弁護士ホーム > 商取引/会社関係 > 会社の債務についての取締役の個人責任
2023.1.13mf更新

会社の債務についての取締役の個人責任

質問

前に勤務していた会社では、私は取締役でした。3年前に退職しましたが、現在も、取締役の登記は残っています。
最近、その会社が倒産するとの噂があります。代表者が集金した金を取り、不渡りを出すそうです。その会社は債務が約7000万円あるそうです。
会社が倒産した場合、私は取締役として責任がありますか。
相談者は法律事務所を訪ねました。

回答

相談に応じてくれた弁護士の回答は次の通りでした。
あなたは、法律上は、退任(辞任)したけれども、登記が残っている状態です。
会社は、取締役個人とは、法律的に別の存在(人格)ですから、取締役個人は、原則として会社の債務に責任を負いません。
しかし、取締役個人に悪意または重過失がある場合は、取締役個人は、第三者(会社の取引先など)に対して責任を負います(会社法429条)。 ここで言う悪意または重過失とは、取締役の会社に対する任務違反についてです。会社の重要な書類に虚偽事項を書いた場合は、これに当たります。責任があるのは、取締役、会計参与、監査役、執行役、会計監査人などです。

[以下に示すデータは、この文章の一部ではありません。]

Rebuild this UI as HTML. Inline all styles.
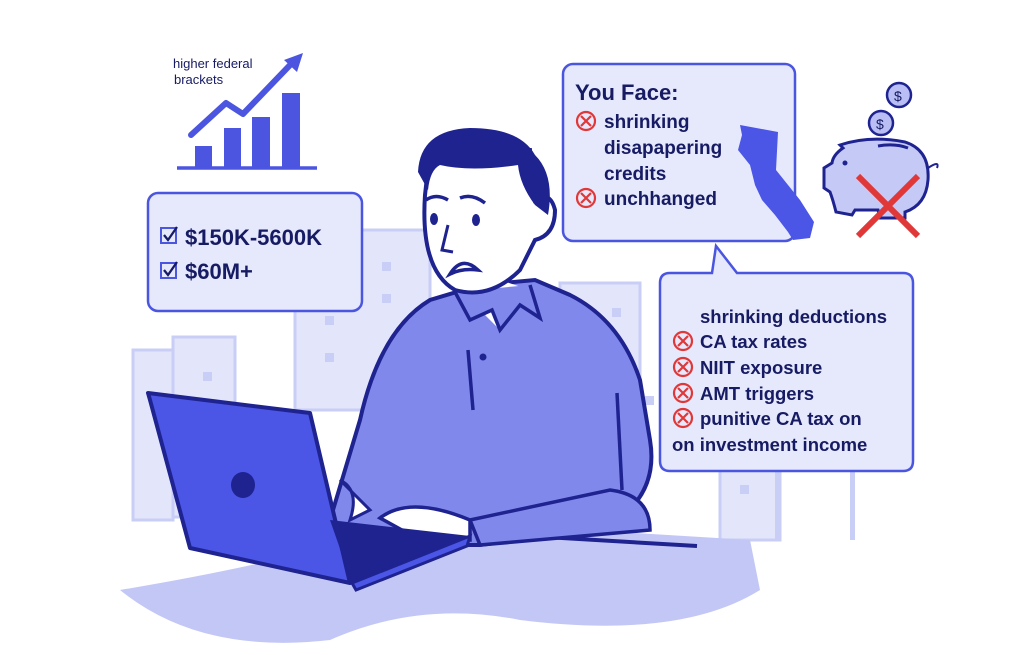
<!DOCTYPE html>
<html><head><meta charset="utf-8"><style>
html,body{margin:0;padding:0;background:#fff;}
svg{display:block;}
text{font-family:"Liberation Sans",sans-serif;fill:#161b63;font-weight:bold;}
</style></head><body>
<svg width="1024" height="655" viewBox="0 0 1024 655" xmlns="http://www.w3.org/2000/svg">
<g fill="#e3e6fb" stroke="#c9cef6" stroke-width="3">
<rect x="133" y="350" width="40" height="170"/>
<rect x="173" y="337" width="62" height="180"/>
<rect x="295" y="230" width="135" height="180"/>
<rect x="560" y="283" width="80" height="100"/>
<rect x="720" y="460" width="60" height="80" />
</g>
<g fill="#c9cef6">
<rect x="203" y="372" width="9" height="9"/><rect x="382" y="262" width="9" height="9"/><rect x="382" y="294" width="9" height="9"/>
<rect x="325" y="316" width="9" height="9"/><rect x="325" y="353" width="9" height="9"/><rect x="612" y="308" width="9" height="9"/>
<rect x="645" y="396" width="9" height="9"/><rect x="740" y="485" width="9" height="9"/>
<rect x="850" y="470" width="5" height="70"/><rect x="775" y="470" width="5" height="70"/>
</g>
<path d="M120 590 Q300 560 420 520 L750 540 L760 590 Q680 640 520 620 Q420 600 330 640 Q200 655 120 590Z" fill="#c3c7f6"/>
<line x1="545" y1="537" x2="697" y2="546" stroke="#1e2390" stroke-width="4"/>
<text x="173" y="68" font-size="13" style="font-weight:normal" fill="#161b63">higher federal</text>
<text x="174" y="84" font-size="13" style="font-weight:normal" fill="#161b63">brackets</text>
<g fill="#4b55e0">
<rect x="195" y="146" width="17" height="22"/><rect x="224" y="128" width="17" height="40"/>
<rect x="252" y="117" width="18" height="51"/><rect x="282" y="93" width="18" height="75"/>
</g>
<line x1="177" y1="168" x2="317" y2="168" stroke="#4b55e0" stroke-width="3.5"/>
<polyline points="191,135 226,103 243,114 292,63" fill="none" stroke="#4b55e0" stroke-width="6" stroke-linecap="round" stroke-linejoin="round"/>
<polygon points="303,53 284,60 297,72" fill="#4b55e0"/>
<rect x="148" y="193" width="214" height="118" rx="10" fill="#e6e8fb" stroke="#4a55e0" stroke-width="2.5"/>
<g fill="none" stroke="#4a55e0" stroke-width="2"><rect x="161" y="228" width="15" height="15"/><rect x="161" y="263" width="15" height="15"/></g>
<g fill="none" stroke="#161b63" stroke-width="2.3"><polyline points="164,235 168,240 177,227"/><polyline points="164,270 168,275 177,262"/></g>
<text x="185" y="245" font-size="22">$150K-5600K</text>
<text x="185" y="279" font-size="22">$60M+</text>
<path d="M330 520 L360 420 Q380 330 430 300 L480 285 L535 280 L570 295 Q620 320 640 380 L650 440 Q660 500 600 530 L480 545 L390 545Z" fill="#8088ec" stroke="#1e2390" stroke-width="4"/>
<path d="M470 300 L500 330 L530 290 L500 280Z" fill="#fff"/>
<path d="M455 292 L470 320 L492 310 L500 330 L520 305 L540 318 L530 285" fill="#8088ec" stroke="#1e2390" stroke-width="3.5"/>
<line x1="468" y1="350" x2="473" y2="410" stroke="#1e2390" stroke-width="3.5"/>
<line x1="617" y1="393" x2="622" y2="490" stroke="#1e2390" stroke-width="3.5"/>
<circle cx="483" cy="357" r="3.5" fill="#1e2390"/>
<path d="M470 520 L610 490 Q650 495 650 530 L480 545Z" fill="#8088ec" stroke="#1e2390" stroke-width="3.5"/>
<path d="M380 518 Q410 495 470 520 L470 540 L420 540 Z" fill="#fff" stroke="#1e2390" stroke-width="3.5"/>
<path d="M340 480 Q360 490 350 520 L370 510Z" fill="#fff" stroke="#1e2390" stroke-width="3"/>
<path d="M500 285 L505 255 L455 250 Z" fill="#fff"/>
<path d="M425 195 Q420 270 455 290 Q490 300 520 270 L535 240 Q555 235 555 210 Q550 190 535 200 L530 150 L430 150Z" fill="#fff" stroke="#1e2390" stroke-width="4"/>
<path d="M418 172 Q420 130 470 128 Q520 128 535 155 Q555 175 548 215 L535 205 Q520 185 518 165 Q470 172 440 165 Q430 170 428 190Z" fill="#1e2390"/>
<ellipse cx="434" cy="219" rx="4" ry="6" fill="#1e2390"/><ellipse cx="476" cy="220" rx="4" ry="6" fill="#1e2390"/>
<path d="M426 200 Q436 193 448 200 M460 198 Q472 193 485 203" stroke="#1e2390" stroke-width="3.5" fill="none"/>
<path d="M448 225 L442 250 L453 252" stroke="#1e2390" stroke-width="3" fill="none"/>
<path d="M450 274 Q462 255 478 270 Q462 268 450 274Z" fill="#fff" stroke="#1e2390" stroke-width="3.5"/>
<polygon points="148,393 310,413 350,583 190,548 150,400" fill="#4b55e6" stroke="#1e2390" stroke-width="4" stroke-linejoin="round"/>
<polygon points="330,520 470,536 352,583" fill="#1e2390"/>
<polygon points="352,583 470,536 467,546 356,590" fill="#4b55e6" stroke="#1e2390" stroke-width="3"/>
<ellipse cx="243" cy="485" rx="12" ry="13" fill="#1e2390"/>
<rect x="563" y="64" width="232" height="177" rx="10" fill="#e6e8fb" stroke="#4a55e0" stroke-width="2.5"/>
<text x="575" y="100" font-size="22">You Face:</text>
<g font-size="19">
<text x="604" y="128">shrinking</text>
<text x="604" y="154">disapapering</text>
<text x="604" y="180">credits</text>
<text x="604" y="205">unchhanged</text>
</g>
<path d="M740 125 L778 132 L776 170 L800 200 L814 222 L810 238 L793 240 L788 232 L775 215 L762 200 L755 185 L750 165 L738 150 L742 135Z" fill="#4b55e6"/>
<path d="M670 273 L712 273 L716 246 L737 273 L903 273 Q913 273 913 283 L913 461 Q913 471 903 471 L670 471 Q660 471 660 461 L660 283 Q660 273 670 273Z" fill="#e6e8fb" stroke="#4a55e0" stroke-width="2.5"/>
<g font-size="18.5">
<text x="700" y="323">shrinking deductions</text>
<text x="700" y="348">CA tax rates</text>
<text x="700" y="374">NIIT exposure</text>
<text x="700" y="400">AMT triggers</text>
<text x="700" y="425">punitive CA tax on</text>
<text x="672" y="451">on investment income</text>
</g>
<g fill="none" stroke="#e03838" stroke-width="2.2">
<g><circle cx="586" cy="121" r="9"/><path d="M581 116 L591 126 M591 116 L581 126"/></g>
<g transform="translate(0,77)"><circle cx="586" cy="121" r="9"/><path d="M581 116 L591 126 M591 116 L581 126"/></g>
<g transform="translate(97,220)"><circle cx="586" cy="121" r="9"/><path d="M581 116 L591 126 M591 116 L581 126"/></g>
<g transform="translate(97,246)"><circle cx="586" cy="121" r="9"/><path d="M581 116 L591 126 M591 116 L581 126"/></g>
<g transform="translate(97,272)"><circle cx="586" cy="121" r="9"/><path d="M581 116 L591 126 M591 116 L581 126"/></g>
<g transform="translate(97,297)"><circle cx="586" cy="121" r="9"/><path d="M581 116 L591 126 M591 116 L581 126"/></g>
</g>
<circle cx="899" cy="95" r="12" fill="#b9bef5" stroke="#1e2390" stroke-width="2.5"/>
<circle cx="881" cy="123" r="12" fill="#b9bef5" stroke="#1e2390" stroke-width="2.5"/>
<text x="894" y="101" font-size="14" style="font-weight:normal" fill="#1e2390">$</text>
<text x="876" y="129" font-size="14" style="font-weight:normal" fill="#1e2390">$</text>
<path d="M840 145 Q870 135 905 142 Q930 150 928 180 Q926 205 905 212 L905 218 L880 218 L878 210 L855 210 L852 215 L836 212 Q833 200 830 192 L824 188 L824 168 L832 163 Q833 155 843 148Z" fill="#c5c9f6" stroke="#1e2390" stroke-width="3"/>
<path d="M878 146 Q895 143 908 148" stroke="#1e2390" stroke-width="3" fill="none"/>
<circle cx="845" cy="163" r="2.5" fill="#1e2390"/>
<path d="M928 168 Q940 160 937 168" stroke="#1e2390" stroke-width="2" fill="none"/>
<path d="M858 176 L918 236 M918 176 L858 236" stroke="#e03838" stroke-width="6"/>
</svg>
</body></html>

名目的な(名前を借りただけの)取締役も、これに当たるとも判例もあります(下記判決)。
あなたのような場合は、会社に対し、内容証明郵便 で 、退任したことを伝え、(登記があると、退任したことを主張し難いですので)退任の登記をするよう求めて、退任したことの証拠を残しておくべきでしょう。

法律

(役員等の第三者に対する損害賠償責任)
会社法第429条
役員等がその職務を行うについて悪意又は重大な過失があったときは、当該役員等は、これによって第三者に生じた損害を賠償する責任を負う。
2 次の各号に掲げる者が、当該各号に定める行為をしたときも、前項と同様とする。
ただし、その者が当該行為をすることについて 注意を怠らなかったことを証明したときは、この限りでない。
一 取締役及び執行役 次に掲げる行為
イ 株式、新株予約権、社債若しくは新株予約権付社債を引き受ける者の募集をする際に通知しなければならない重要な事項についての
虚偽の通知又は当該募集のための当該株式会社の事業その他の事項に関する説明に用いた資料についての 虚偽の記載若しくは記録
ロ 計算書類及び事業報告並びにこれらの附属明細書並びに臨時計算書類に記載し、又は記録すべき重要な事項についての虚偽の記載又は記録
ハ 虚偽の登記
ニ 虚偽の公告(第四百四十条第三項に規定する措置を含む。)
二 会計参与 計算書類及びその附属明細書、臨時計算書類並びに会計参与報告に記載し、又は記録すべき重要な事項についての虚偽の記載又は記録
三 監査役及び監査委員 監査報告に記載し、又は記録すべき重要な事項についての虚偽の記載又は記録
四 会計監査人 会計監査報告に記載し、又は記録すべき重要な事項についての虚偽の記載又は記録



(登記の効力)
会社法第908条
この法律の規定により登記すべき事項は、登記の後でなければ、これをもって善意の第三者に対抗することができない。登記の後であっても、第三者が正当な事由によってその登記があることを知らなかったときは、同様とする。
2 故意又は過失によって不実の事項を登記した者は、その事項が不実であることをもって善意の第三者に対抗することができない。